Zookeeper with Kafka
What is the role of Zookeeper in a Kafka cluster?
Zookeeper is used to track cluster state, membership, and leadership
Important:
Kafka 0.x, 1.x & 2.x must use Zookeeper
Kafka 3.x can work without Zookeeper (KIP-500) but is not production ready yet
Kafka 4.x will not have Zookeeper
How do the Kafka brokers and clients keep track of all the Kafka brokers if there is more than one? The Kafka team decided to use Zookeeper for this purpose.
Zookeeper is used for metadata management in the Kafka world. For example:
Zookeeper keeps track of which brokers are part of the Kafka cluster
Zookeeper is used by Kafka brokers to determine which broker is the leader of a given partition and topic and perform leader elections
Zookeeper stores configurations for topics and permissions
Zookeeper sends notifications to Kafka in case of changes (e.g. new topic, broker dies, broker comes up, delete topics, etc.…)

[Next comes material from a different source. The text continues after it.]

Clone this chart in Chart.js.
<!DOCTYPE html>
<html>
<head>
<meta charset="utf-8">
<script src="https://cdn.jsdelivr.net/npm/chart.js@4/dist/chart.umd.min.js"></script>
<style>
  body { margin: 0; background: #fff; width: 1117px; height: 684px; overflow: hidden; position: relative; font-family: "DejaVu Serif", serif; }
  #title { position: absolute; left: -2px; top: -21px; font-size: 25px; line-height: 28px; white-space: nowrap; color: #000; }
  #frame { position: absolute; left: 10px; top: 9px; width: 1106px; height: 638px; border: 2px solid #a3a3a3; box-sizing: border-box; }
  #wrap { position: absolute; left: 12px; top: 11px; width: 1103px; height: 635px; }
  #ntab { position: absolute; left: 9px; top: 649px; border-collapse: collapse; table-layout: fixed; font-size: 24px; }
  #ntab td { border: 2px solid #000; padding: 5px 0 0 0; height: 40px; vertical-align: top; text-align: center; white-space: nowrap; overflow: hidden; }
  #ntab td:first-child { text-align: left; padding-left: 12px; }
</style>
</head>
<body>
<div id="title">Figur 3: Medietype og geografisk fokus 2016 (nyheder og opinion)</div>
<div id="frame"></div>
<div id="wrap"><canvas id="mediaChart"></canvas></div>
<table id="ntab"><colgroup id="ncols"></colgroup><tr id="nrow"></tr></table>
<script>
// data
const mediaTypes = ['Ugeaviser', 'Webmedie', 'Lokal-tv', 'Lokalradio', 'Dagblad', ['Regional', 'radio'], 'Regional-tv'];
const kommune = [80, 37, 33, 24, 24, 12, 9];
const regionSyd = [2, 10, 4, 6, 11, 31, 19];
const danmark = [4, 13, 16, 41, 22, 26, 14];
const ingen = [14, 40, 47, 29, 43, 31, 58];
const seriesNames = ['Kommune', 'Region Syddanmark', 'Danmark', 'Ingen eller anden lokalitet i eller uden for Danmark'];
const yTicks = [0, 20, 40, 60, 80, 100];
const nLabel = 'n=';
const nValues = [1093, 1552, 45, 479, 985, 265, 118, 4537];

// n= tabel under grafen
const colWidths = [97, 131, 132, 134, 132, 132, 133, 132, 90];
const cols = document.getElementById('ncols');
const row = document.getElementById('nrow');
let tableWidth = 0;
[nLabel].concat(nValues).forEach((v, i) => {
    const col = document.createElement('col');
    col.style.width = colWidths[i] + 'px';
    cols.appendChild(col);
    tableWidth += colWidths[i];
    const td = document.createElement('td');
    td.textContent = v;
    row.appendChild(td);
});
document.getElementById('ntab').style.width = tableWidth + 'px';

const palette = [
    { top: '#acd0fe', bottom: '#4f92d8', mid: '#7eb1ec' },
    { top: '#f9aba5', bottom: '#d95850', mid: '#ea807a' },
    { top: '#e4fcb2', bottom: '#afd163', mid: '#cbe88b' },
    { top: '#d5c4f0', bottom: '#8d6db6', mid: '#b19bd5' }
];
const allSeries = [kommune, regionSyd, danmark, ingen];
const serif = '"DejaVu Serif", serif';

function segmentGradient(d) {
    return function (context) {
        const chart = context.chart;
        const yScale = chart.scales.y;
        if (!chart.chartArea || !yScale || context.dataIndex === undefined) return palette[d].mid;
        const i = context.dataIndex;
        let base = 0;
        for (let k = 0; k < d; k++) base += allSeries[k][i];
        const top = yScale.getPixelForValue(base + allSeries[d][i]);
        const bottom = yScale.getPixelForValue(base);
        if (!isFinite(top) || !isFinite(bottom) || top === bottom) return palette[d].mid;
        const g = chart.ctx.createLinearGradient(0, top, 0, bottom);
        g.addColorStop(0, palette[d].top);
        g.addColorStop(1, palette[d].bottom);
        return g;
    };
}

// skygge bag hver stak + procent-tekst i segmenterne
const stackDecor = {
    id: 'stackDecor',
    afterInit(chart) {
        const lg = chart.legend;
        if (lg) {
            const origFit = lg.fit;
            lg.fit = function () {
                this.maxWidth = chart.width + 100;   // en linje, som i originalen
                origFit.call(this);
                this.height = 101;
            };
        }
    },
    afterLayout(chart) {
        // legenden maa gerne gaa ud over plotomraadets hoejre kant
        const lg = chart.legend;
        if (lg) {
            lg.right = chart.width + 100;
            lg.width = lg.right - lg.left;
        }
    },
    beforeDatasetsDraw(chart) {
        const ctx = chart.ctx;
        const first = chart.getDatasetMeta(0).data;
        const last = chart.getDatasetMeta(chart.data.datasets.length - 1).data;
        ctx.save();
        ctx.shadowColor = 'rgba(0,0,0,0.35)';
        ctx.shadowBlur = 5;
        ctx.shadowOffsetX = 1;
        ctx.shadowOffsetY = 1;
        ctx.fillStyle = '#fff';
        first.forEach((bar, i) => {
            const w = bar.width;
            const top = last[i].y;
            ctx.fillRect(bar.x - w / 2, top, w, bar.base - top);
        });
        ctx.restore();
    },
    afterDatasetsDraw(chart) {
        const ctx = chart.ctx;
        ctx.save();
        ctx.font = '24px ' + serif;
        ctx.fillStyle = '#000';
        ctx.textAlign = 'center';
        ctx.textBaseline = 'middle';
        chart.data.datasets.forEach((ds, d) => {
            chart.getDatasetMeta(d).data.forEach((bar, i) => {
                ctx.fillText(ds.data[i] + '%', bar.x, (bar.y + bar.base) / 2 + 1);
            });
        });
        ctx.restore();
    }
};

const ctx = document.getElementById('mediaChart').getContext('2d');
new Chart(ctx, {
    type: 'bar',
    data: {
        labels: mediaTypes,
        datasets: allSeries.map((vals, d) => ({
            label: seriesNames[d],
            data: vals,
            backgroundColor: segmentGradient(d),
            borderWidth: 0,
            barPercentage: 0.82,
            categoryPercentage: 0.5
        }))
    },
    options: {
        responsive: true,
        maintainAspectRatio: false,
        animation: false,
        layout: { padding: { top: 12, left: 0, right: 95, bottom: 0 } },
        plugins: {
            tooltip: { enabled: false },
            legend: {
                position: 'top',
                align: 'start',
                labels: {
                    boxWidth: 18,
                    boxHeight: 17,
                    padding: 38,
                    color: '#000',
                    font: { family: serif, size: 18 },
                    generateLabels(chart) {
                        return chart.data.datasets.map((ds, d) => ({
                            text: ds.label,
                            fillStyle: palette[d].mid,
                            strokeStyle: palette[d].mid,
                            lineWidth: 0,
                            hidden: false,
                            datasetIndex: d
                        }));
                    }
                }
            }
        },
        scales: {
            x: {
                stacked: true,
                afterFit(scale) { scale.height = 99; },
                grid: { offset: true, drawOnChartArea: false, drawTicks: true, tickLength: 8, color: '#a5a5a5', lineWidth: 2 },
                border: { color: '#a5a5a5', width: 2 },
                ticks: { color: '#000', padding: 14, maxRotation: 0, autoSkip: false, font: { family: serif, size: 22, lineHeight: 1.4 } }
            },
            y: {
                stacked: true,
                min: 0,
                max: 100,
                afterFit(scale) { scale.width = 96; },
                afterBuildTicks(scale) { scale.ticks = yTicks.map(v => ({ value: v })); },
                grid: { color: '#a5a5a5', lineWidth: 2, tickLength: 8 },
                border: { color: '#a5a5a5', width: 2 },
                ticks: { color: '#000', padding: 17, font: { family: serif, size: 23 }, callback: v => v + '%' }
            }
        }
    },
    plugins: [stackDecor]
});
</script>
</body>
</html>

Zookeeper does NOT store consumer offsets with Kafka clients >= v0.10
A Zookeeper cluster is called an ensemble. It is recommended to operate the ensemble with an odd number of servers, e.g., 3, 5, 7, as a strict majority of ensemble members (a quorum) must be working in order for Zookeeper to respond to requests. Zookeeper has a leader to handle writes, the rest of the servers are followers to handle reads.
As long as Kafka without Zookeeper is not production ready, you must use Zookeeper in your production deployments for Apache Kafka.
Over time, the Kafka clients and CLI have been migrated to leverage the brokers as a connection endpoint instead of Zookeeper.
This means that:
since Kafka 0.10, consumers store offset in Kafka and Zookeeper and must not connect to Zookeeper as the option is deprecated
since Kafka 2.2, the
kafka-topics.sh
CLI command references Kafka brokers and not Zookeeper for topic management (creation, deletion, etc...) and the Zookeeper CLI argument is deprecated.All of the APIs and commands that were previously leveraging Zookeeper are migrated to use Kafka instead, so that when clusters are migrated to be without Zookeeper, the change is invisible to clients.
Zookeeper is also less secure than Kafka, and therefore Zookeeper ports should only be opened to allow traffic from Kafka brokers, and not Kafka clients
Therefore, to be a great modern-day Kafka developer, never ever use Zookeeper as a configuration in your Kafka clients, and other programs that connect to Kafka.